EXERCISE: Transcribe all of the data exactly. Omit the pictures.

DATA EXTRACT:
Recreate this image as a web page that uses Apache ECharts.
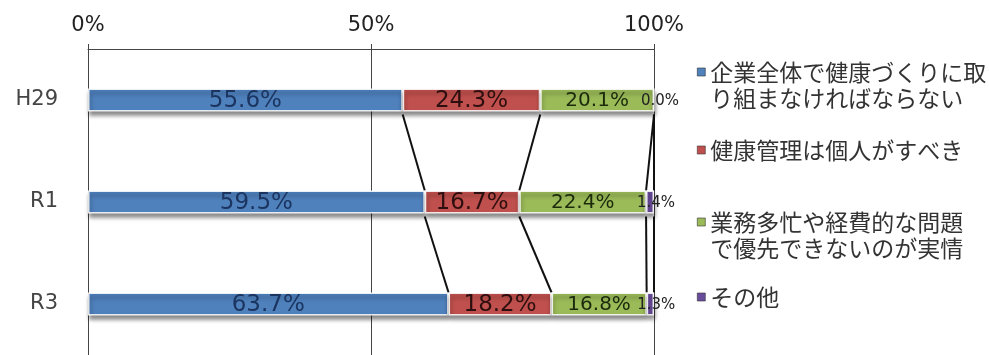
<!DOCTYPE html>
<html>
<head>
<meta charset="utf-8">
<title>健康づくりに対する考え方</title>
<script src="https://cdn.jsdelivr.net/npm/echarts@6/dist/echarts.min.js"></script>
<style>
  html, body { margin: 0; padding: 0; background: #fff; }
  #chart { width: 989px; height: 355px; }
</style>
</head>
<body>
<div id="chart"></div>
<script>
// 年度
const years = ["H29", "R1", "R3"];
// 回答（凡例の改行位置は元の図に合わせる）
const answers = [
  "企業全体で健康づくりに取\nり組まなければならない",
  "健康管理は個人がすべき",
  "業務多忙や経費的な問題\nで優先できないのが実情",
  "その他",
];
// 割合（%）
const wholeCompany = [55.6, 59.5, 63.7];
const personal = [24.3, 16.7, 18.2];
const tooBusy = [20.1, 22.4, 16.8];
const other = [0.0, 1.4, 1.3];
const tickLabels = ["0%", "50%", "100%"];

const colors = ["#4f81bd", "#c0504d", "#9bbb59", "#6a4c9c"];
const labelColors = ["#1b3560", "#2e0f0f", "#1c2a0c", "#222"];
const labelSizes = [23, 23, 20, 15];
const barH = 23;

// 区分線（系列線）用：累積値
const allSeries = [wholeCompany, personal, tooBusy, other];
const cum = years.map((y, i) => {
  let s = 0;
  return allSeries.map((arr) => (s += arr[i]));
});
const linkData = [];
for (let i = 0; i < years.length - 1; i++) {
  for (let j = 0; j < allSeries.length; j++) {
    linkData.push([cum[i][j], i, cum[i + 1][j], i + 1]);
  }
}

const myChart = echarts.init(document.getElementById("chart"));

const barSeries = allSeries.map((arr, k) => ({
  name: answers[k],
  type: "bar",
  stack: "total",
  barWidth: barH,
  data: arr,
  itemStyle: {
    color: colors[k],
    borderColor: "rgba(255,255,255,0.85)",
    borderWidth: 1.5,
    shadowColor: "rgba(0,0,0,0.45)",
    shadowBlur: 4,
    shadowOffsetX: 1,
    shadowOffsetY: 4,
  },
  label: {
    show: true,
    position: "inside",
    offset: k === 3 ? [6, 1] : [0, 1],
    fontFamily: "DejaVu Sans",
    fontSize: labelSizes[k],
    color: labelColors[k],
    formatter: (p) => p.value.toFixed(1) + "%",
  },
  z: 3,
}));

// 凡例は項目ごとに位置を指定（2行の項目は先頭行にマーカーを合わせる）
const legendLine = 26;
const legendCenters = [72, 150, 222, 297];
const legends = answers.map((name, k) => {
  const twoLines = name.indexOf("\n") >= 0;
  return {
    data: [name],
    orient: "vertical",
    left: 697,
    top: legendCenters[k] - (twoLines ? 1.5 : 0.5) * legendLine,
    padding: 0,
    icon: "rect",
    itemWidth: 8,
    itemHeight: 8,
    itemStyle: { borderColor: "#333", borderWidth: 0.6 },
    selectedMode: false,
    formatter: (n) => (n.indexOf("\n") >= 0 ? " \n" + n : n),
    textStyle: {
      fontFamily: "Noto Sans CJK JP",
      fontSize: 23,
      lineHeight: legendLine,
      color: "#333",
    },
  };
});

myChart.setOption({
  animation: false,
  legend: legends,
  grid: {
    left: 88,
    right: 335,
    top: 49,
    bottom: -6,
  },
  xAxis: {
    type: "value",
    position: "top",
    min: 0,
    max: 100,
    interval: 50,
    axisLine: { show: true, lineStyle: { color: "#444", width: 1 } },
    axisTick: { show: true, length: 5, lineStyle: { color: "#444" } },
    splitLine: { show: true, lineStyle: { color: "#444", width: 1 } },
    axisLabel: {
      fontFamily: "DejaVu Sans",
      fontSize: 21,
      color: "#222",
      margin: 13,
      formatter: (v) => tickLabels[v / 50],
    },
  },
  yAxis: {
    type: "category",
    inverse: true,
    data: years,
    axisLine: { show: true, lineStyle: { color: "#444", width: 1 } },
    axisTick: { show: false },
    axisLabel: {
      fontFamily: "DejaVu Sans",
      fontSize: 21,
      color: "#444",
      margin: 30,
    },
  },
  series: barSeries.concat([
    {
      // 系列線
      type: "custom",
      data: linkData,
      encode: { x: [0, 2], y: [1, 3] },
      silent: true,
      z: 2,
      renderItem: function (params, api) {
        const p1 = api.coord([api.value(0), api.value(1)]);
        const p2 = api.coord([api.value(2), api.value(3)]);
        return {
          type: "line",
          shape: {
            x1: p1[0],
            y1: p1[1] + barH / 2 + 3,
            x2: p2[0],
            y2: p2[1] - barH / 2,
          },
          style: { stroke: "#111", lineWidth: 2 },
        };
      },
    },
  ]),
});
</script>
</body>
</html>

ANSWER TO THIS PROBLEM:
Recreate this image as a web page that uses Apache ECharts.
<!DOCTYPE html>
<html>
<head>
<meta charset="utf-8">
<title>健康づくりに対する考え方</title>
<script src="https://cdn.jsdelivr.net/npm/echarts@6/dist/echarts.min.js"></script>
<style>
  html, body { margin: 0; padding: 0; background: #fff; }
  #chart { width: 989px; height: 355px; }
</style>
</head>
<body>
<div id="chart"></div>
<script>
// 年度
const years = ["H29", "R1", "R3"];
// 回答（凡例の改行位置は元の図に合わせる）
const answers = [
  "企業全体で健康づくりに取\nり組まなければならない",
  "健康管理は個人がすべき",
  "業務多忙や経費的な問題\nで優先できないのが実情",
  "その他",
];
// 割合（%）
const wholeCompany = [55.6, 59.5, 63.7];
const personal = [24.3, 16.7, 18.2];
const tooBusy = [20.1, 22.4, 16.8];
const other = [0.0, 1.4, 1.3];
const tickLabels = ["0%", "50%", "100%"];

const colors = ["#4f81bd", "#c0504d", "#9bbb59", "#6a4c9c"];
const labelColors = ["#1b3560", "#2e0f0f", "#1c2a0c", "#222"];
const labelSizes = [23, 23, 20, 15];
const barH = 23;

// 区分線（系列線）用：累積値
const allSeries = [wholeCompany, personal, tooBusy, other];
const cum = years.map((y, i) => {
  let s = 0;
  return allSeries.map((arr) => (s += arr[i]));
});
const linkData = [];
for (let i = 0; i < years.length - 1; i++) {
  for (let j = 0; j < allSeries.length; j++) {
    linkData.push([cum[i][j], i, cum[i + 1][j], i + 1]);
  }
}

const myChart = echarts.init(document.getElementById("chart"));

const barSeries = allSeries.map((arr, k) => ({
  name: answers[k],
  type: "bar",
  stack: "total",
  barWidth: barH,
  data: arr,
  itemStyle: {
    color: colors[k],
    borderColor: "rgba(255,255,255,0.85)",
    borderWidth: 1.5,
    shadowColor: "rgba(0,0,0,0.45)",
    shadowBlur: 4,
    shadowOffsetX: 1,
    shadowOffsetY: 4,
  },
  label: {
    show: true,
    position: "inside",
    offset: k === 3 ? [6, 1] : [0, 1],
    fontFamily: "DejaVu Sans",
    fontSize: labelSizes[k],
    color: labelColors[k],
    formatter: (p) => p.value.toFixed(1) + "%",
  },
  z: 3,
}));

// 凡例は項目ごとに位置を指定（2行の項目は先頭行にマーカーを合わせる）
const legendLine = 26;
const legendCenters = [72, 150, 222, 297];
const legends = answers.map((name, k) => {
  const twoLines = name.indexOf("\n") >= 0;
  return {
    data: [name],
    orient: "vertical",
    left: 697,
    top: legendCenters[k] - (twoLines ? 1.5 : 0.5) * legendLine,
    padding: 0,
    icon: "rect",
    itemWidth: 8,
    itemHeight: 8,
    itemStyle: { borderColor: "#333", borderWidth: 0.6 },
    selectedMode: false,
    formatter: (n) => (n.indexOf("\n") >= 0 ? " \n" + n : n),
    textStyle: {
      fontFamily: "Noto Sans CJK JP",
      fontSize: 23,
      lineHeight: legendLine,
      color: "#333",
    },
  };
});

myChart.setOption({
  animation: false,
  legend: legends,
  grid: {
    left: 88,
    right: 335,
    top: 49,
    bottom: -6,
  },
  xAxis: {
    type: "value",
    position: "top",
    min: 0,
    max: 100,
    interval: 50,
    axisLine: { show: true, lineStyle: { color: "#444", width: 1 } },
    axisTick: { show: true, length: 5, lineStyle: { color: "#444" } },
    splitLine: { show: true, lineStyle: { color: "#444", width: 1 } },
    axisLabel: {
      fontFamily: "DejaVu Sans",
      fontSize: 21,
      color: "#222",
      margin: 13,
      formatter: (v) => tickLabels[v / 50],
    },
  },
  yAxis: {
    type: "category",
    inverse: true,
    data: years,
    axisLine: { show: true, lineStyle: { color: "#444", width: 1 } },
    axisTick: { show: false },
    axisLabel: {
      fontFamily: "DejaVu Sans",
      fontSize: 21,
      color: "#444",
      margin: 30,
    },
  },
  series: barSeries.concat([
    {
      // 系列線
      type: "custom",
      data: linkData,
      encode: { x: [0, 2], y: [1, 3] },
      silent: true,
      z: 2,
      renderItem: function (params, api) {
        const p1 = api.coord([api.value(0), api.value(1)]);
        const p2 = api.coord([api.value(2), api.value(3)]);
        return {
          type: "line",
          shape: {
            x1: p1[0],
            y1: p1[1] + barH / 2 + 3,
            x2: p2[0],
            y2: p2[1] - barH / 2,
          },
          style: { stroke: "#111", lineWidth: 2 },
        };
      },
    },
  ]),
});
</script>
</body>
</html>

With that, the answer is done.